Some platforms do make efforts to build relationships with their workers – Uber hosts driver dinners in certain areas, for example, and Deliveroo holds rider focus groups, awards ceremonies and ‘digital easter egg hunts’. But these initiatives typically reach only a fraction of the overall workforce, and are held on platforms’ terms.
Changes to the design of apps or algorithmic decisions made by platforms are often imposed unilaterally, or at best after consultation with a relatively small group of workers.
Workers’ financial insecurity makes them powerless to rebel: “Ultimately they [apps] don’t care, they’re like ‘regardless we know you’re going to work for us whether we put these plans in action now or ten years from now.”
Academic research by Meijerink & Keegan confirms this first hand experience:
As the term implies, the centrality of the “app” in appworking relationships is absolute. That the algorithm underpinning the app is designed, developed, and implemented heavily or entirely by marketing specialists and system designers within organisations, with little, if any, worker contribution, challenges established thought on the HR function’s role in effectively managing working relationships.
This one-sided communication between worker and platform can have insidious effects, with workers put off from rejecting jobs, raising complaints or acting to collectively assert their rights for fear of backlash from customers and the algorithms that rule over their working lives.
A driver from Stoke-on-Trent described their fear of “revenge ratings” because the platform design dictates that the gig worker must rate customers first, which then disincentives drivers from leaving bad reviews of problem passengers in case their own ratings suffer in return. And the disrespect workers encounter from the platform is mirrored in their interactions with their customers.
They see the number, they don’t see me, they don’t talk to me directly… that’s the difference between what I’m doing now and what I want to do – Rider, London
Although they do receive tips and gratitude in some places, they’re also on the receiving end of verbal and physical abuse in others: “if anything goes wrong customers take it out on you and they don’t care that it’s not your fault.”
This abuse, understandably, takes it toll on these people. Many of the workers we spoke to called for greater mental health support from both platforms and government.
Strengthening worker representation through platform co-design
Gig platforms are in a state of constant evolution. User and worker interfaces, matching and pricing algorithms, economic models and other design features are iterated on a daily basis to keep up with technological progress and the needs and wants of the markets in which they operate.
But our research shows workers are typically excluded from these development cycles: changes are imposed on them, not made with them.

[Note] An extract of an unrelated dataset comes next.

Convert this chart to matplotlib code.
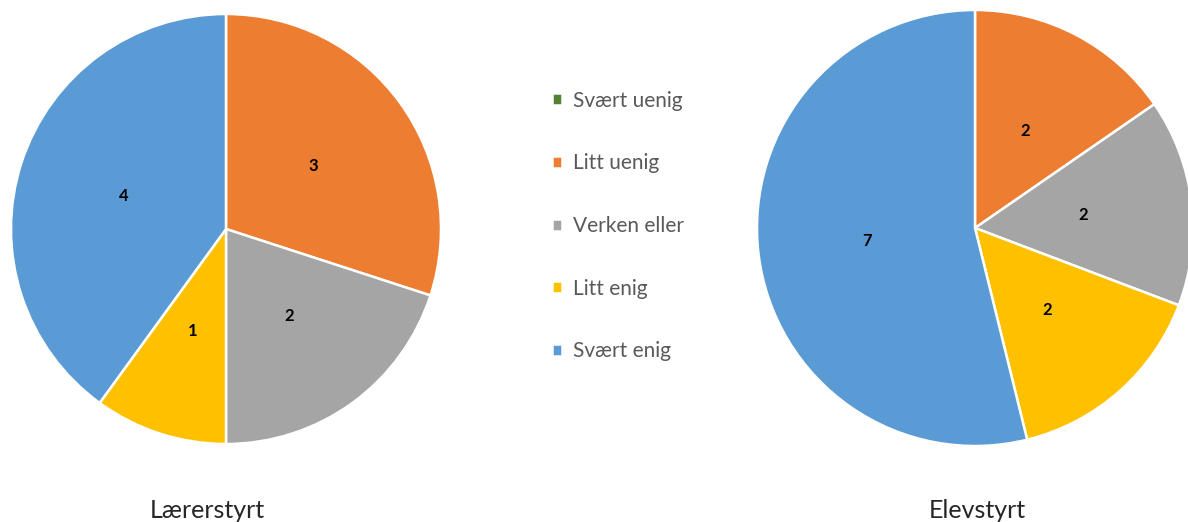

To give workers the respect they deserve and capitalise on the valuable knowledge they hold, companies must give them a stronger voice by changing how platforms are designed and developed.
We recommend companies establish governance structures that give gig workers a greater voice in the design of platforms, that enable them to co-design features that directly affect workers and provide commitments for how organisations will engage with them.
These structures could take the form of a worker co-design council, representation on boards or workers voting on key decisions, for example. Workers must have the formal power to approve and shape major design changes, and must be represented as platforms’ apps, algorithms and commercial strategies evolve. This will help to redress the power imbalance between platforms and workers, and in the long term will benefit companies as they learn from their workers’ insights and improve retention of workers.
These co-design collaborations could, for example, redefine ratings metrics, design features of the worker interface to improve performance and support task discretion, or mandate levels of access to human representatives of platforms if workers need support.
Redesigning worker support to include human interaction
We wanted our imagined avocado delivery platform, AvocaGo, to respect workers’ desire for meaningful and timely human responses to any issues they encounter.
Our prototype idea is simple. In a world where interactions are mediated through an app and often automated or ignored, we propose that workers can have access to human interaction to solve their questions or seek redress.
This could happen through the app which triages workers to get immediate assistance from a fellow worker, or book a video call meeting with a platform representative (fig 4).